===== SUPPLIED DATA =====
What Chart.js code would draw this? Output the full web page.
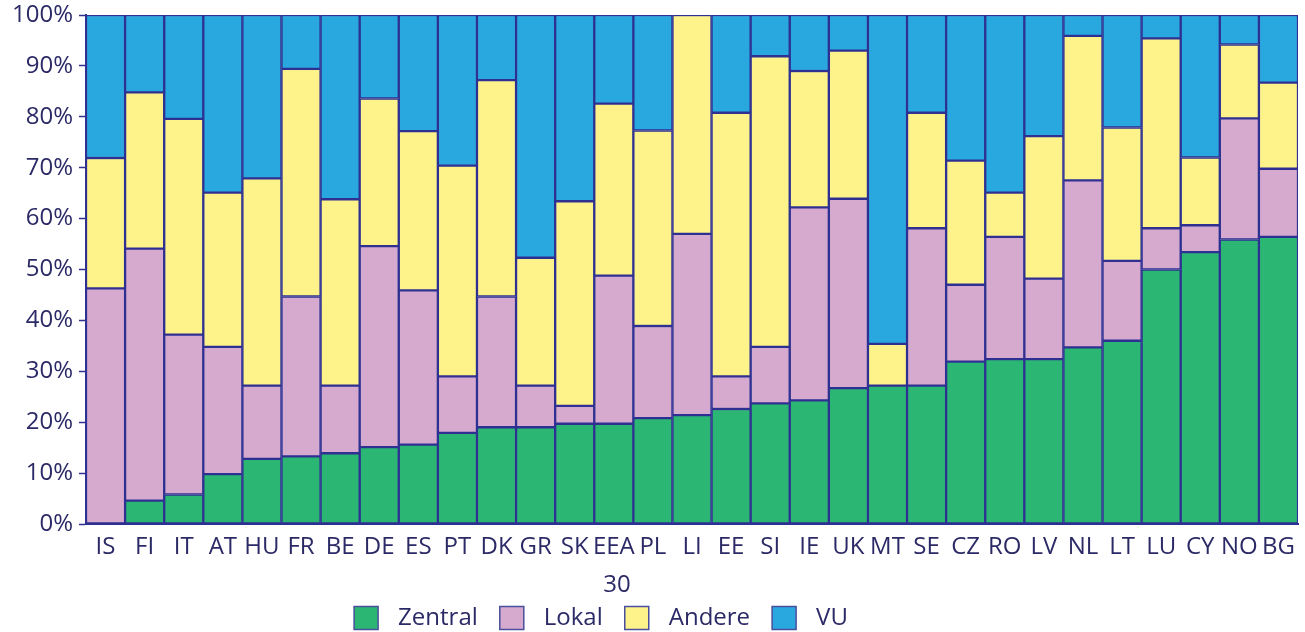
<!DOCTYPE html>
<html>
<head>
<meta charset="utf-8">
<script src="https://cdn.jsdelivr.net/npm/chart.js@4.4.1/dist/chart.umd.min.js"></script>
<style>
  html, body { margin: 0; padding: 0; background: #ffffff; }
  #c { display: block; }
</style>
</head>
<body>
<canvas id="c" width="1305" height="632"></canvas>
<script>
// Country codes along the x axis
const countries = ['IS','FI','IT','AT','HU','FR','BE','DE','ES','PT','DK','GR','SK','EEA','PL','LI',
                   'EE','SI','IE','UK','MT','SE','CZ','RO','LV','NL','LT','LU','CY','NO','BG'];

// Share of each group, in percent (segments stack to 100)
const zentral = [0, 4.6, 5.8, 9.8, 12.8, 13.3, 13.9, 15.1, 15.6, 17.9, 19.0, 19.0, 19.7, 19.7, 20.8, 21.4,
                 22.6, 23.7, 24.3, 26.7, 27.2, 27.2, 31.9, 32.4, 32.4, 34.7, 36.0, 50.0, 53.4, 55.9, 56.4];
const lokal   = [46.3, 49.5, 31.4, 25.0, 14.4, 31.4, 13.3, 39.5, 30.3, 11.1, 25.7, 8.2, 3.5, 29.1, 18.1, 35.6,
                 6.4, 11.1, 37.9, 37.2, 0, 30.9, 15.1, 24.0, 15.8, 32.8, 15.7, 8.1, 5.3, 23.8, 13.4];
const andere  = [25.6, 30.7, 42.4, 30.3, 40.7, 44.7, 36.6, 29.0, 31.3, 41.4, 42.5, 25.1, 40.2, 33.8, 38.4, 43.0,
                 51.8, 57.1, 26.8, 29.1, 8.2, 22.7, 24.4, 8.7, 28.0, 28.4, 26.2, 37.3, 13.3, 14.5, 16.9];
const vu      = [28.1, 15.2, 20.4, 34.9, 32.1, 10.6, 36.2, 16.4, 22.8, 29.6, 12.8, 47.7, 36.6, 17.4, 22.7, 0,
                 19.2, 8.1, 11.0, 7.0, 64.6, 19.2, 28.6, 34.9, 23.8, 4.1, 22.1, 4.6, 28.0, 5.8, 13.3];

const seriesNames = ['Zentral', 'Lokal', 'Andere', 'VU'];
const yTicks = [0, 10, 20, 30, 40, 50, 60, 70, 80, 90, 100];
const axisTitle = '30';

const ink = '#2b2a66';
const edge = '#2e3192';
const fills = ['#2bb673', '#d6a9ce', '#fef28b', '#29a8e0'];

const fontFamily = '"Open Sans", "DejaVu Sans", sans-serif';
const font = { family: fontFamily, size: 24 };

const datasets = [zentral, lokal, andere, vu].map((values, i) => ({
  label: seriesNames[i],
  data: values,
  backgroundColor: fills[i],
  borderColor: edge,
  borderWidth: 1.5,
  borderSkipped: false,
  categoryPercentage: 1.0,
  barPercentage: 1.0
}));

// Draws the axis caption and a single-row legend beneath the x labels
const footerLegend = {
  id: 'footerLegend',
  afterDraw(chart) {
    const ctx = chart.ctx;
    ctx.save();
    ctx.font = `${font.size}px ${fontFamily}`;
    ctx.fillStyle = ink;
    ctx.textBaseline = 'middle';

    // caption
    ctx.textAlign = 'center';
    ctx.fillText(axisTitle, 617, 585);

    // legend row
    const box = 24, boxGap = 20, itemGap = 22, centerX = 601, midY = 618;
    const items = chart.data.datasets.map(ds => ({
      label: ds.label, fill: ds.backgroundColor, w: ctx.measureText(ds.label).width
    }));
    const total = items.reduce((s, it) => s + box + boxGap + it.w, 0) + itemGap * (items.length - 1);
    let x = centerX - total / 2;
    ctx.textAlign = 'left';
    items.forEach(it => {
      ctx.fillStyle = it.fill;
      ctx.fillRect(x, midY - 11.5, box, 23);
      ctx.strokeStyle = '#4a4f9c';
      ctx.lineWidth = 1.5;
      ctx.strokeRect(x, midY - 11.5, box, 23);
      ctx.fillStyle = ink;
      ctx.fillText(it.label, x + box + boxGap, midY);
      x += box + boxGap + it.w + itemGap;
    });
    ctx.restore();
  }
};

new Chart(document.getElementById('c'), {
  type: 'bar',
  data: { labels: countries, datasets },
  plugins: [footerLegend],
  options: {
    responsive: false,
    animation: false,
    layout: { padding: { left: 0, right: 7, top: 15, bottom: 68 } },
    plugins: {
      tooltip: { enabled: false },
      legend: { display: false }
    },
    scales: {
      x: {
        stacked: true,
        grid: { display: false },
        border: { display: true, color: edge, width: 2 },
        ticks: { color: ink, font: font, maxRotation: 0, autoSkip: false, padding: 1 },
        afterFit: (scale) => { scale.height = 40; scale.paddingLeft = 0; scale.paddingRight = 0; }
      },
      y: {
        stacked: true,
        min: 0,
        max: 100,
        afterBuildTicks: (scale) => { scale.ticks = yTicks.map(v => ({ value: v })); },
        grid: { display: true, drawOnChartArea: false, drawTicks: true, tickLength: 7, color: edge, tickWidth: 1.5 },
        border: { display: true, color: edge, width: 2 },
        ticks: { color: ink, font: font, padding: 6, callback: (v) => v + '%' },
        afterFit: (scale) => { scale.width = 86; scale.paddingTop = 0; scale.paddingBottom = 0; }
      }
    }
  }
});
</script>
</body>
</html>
=====
===== SUPPLIED DATA =====
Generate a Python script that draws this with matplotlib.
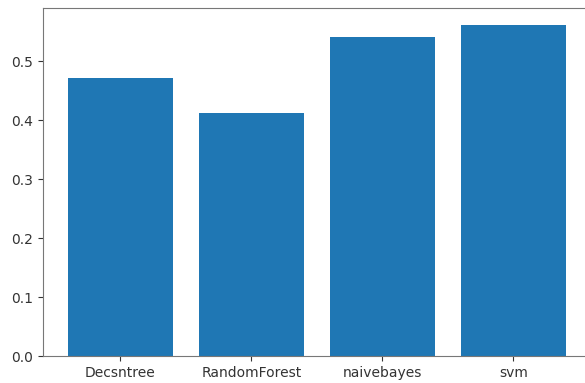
=====
## WHAT YOU SHOULD DO:
Pull every line containing the word "this" out of the entries above.

## FULL RESPONSE:
What Chart.js code would draw this? Output the full web page.
Generate a Python script that draws this with matplotlib.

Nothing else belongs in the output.